The CAC index is unchanged in the Tuesday session. Currently, the index is at 5,270.75, up 0.07% on the day. There are no eurozone or French indicators. On Wednesday, the Eurozone releases M3 Money Supply and Private Loans.
ECB President Mario Draghi was careful to avoid the headlines on Monday, as he testified before the European Parliament Economic and Monetary Affairs Committee. Draghi was careful not to make any headlines, as he said that the ECB would remain "patient and persistent". Draghi acknowledged that there was uncertainty regarding the inflation outlook, adding that recent volatility in the exchange rate would require monitoring. Draghi remains committed to the ECB’s loose monetary policy, saying that "ample" accommodation is still needed in order to raise inflation levels. Some policymakers have come out in favor of tightening monetary policy, with the eurozone economy continuing to grow and unemployment falling. However, inflation remains well below the ECB target of just below 2 percent. Draghi told lawmakers that he is confident that the inflation target will be met, but that would require avoiding any hasty changes to current monetary policy.
European markets are digesting the results of Sunday’s German election, and although Angela Merkel won a impressive fourth term as president, the post-election picture is a murky one. Merkel’s CDU party has little to celebrate, dropping from 41% of the vote in the last election to just 33% on Sunday. The result has tarnished the image of Europe’s most powerful politician and the de facto leader of the European Union. Merkel’s most likely coalition partners, the Greens and the FDP, will be looking to extract major concessions as the price for joining a coalition as junior partners. For the time being, Europe’s iron woman will need to focus her energies on forming a workable coalition and will have to put other issues on the back burner, at a time when the European Union is locked in difficult negotiations with Britain over the terms of its departure from the EU.
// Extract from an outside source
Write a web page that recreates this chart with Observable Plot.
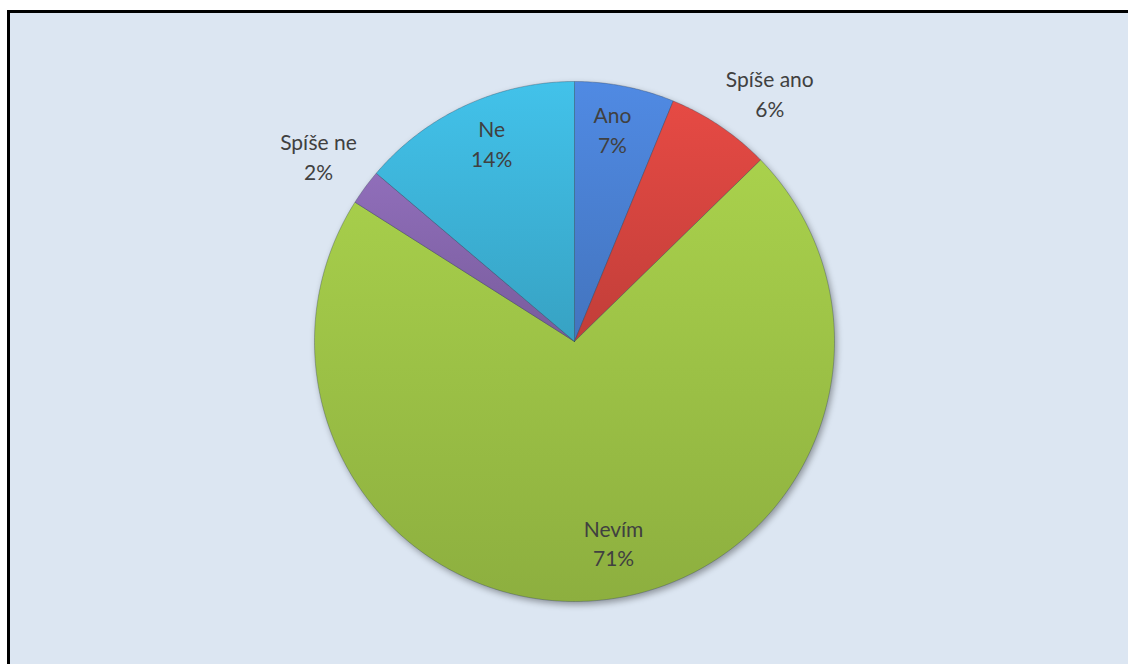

Emmanuel Macron promised during the election campaign to overhaul the French economy, and the French president has signed into law a series of labor reforms in order to boost economic growth. Unsurprisingly, France’s largest unions have pledged to fight the move tooth-and-nail, and tens of thousands demonstrated in Paris on the weekend. The government has promised further reforms in unemployment benefits and pensions. Previous governments have tried to implement France’s labor laws in the past, but mass strikes and demonstrations by unions have managed to stave off major reforms. Will Macron succeed where his predecessors have failed? The new government appears determined to move full speed ahead, and the markets will be watching closely to see who prevails in this round, the unions or the government.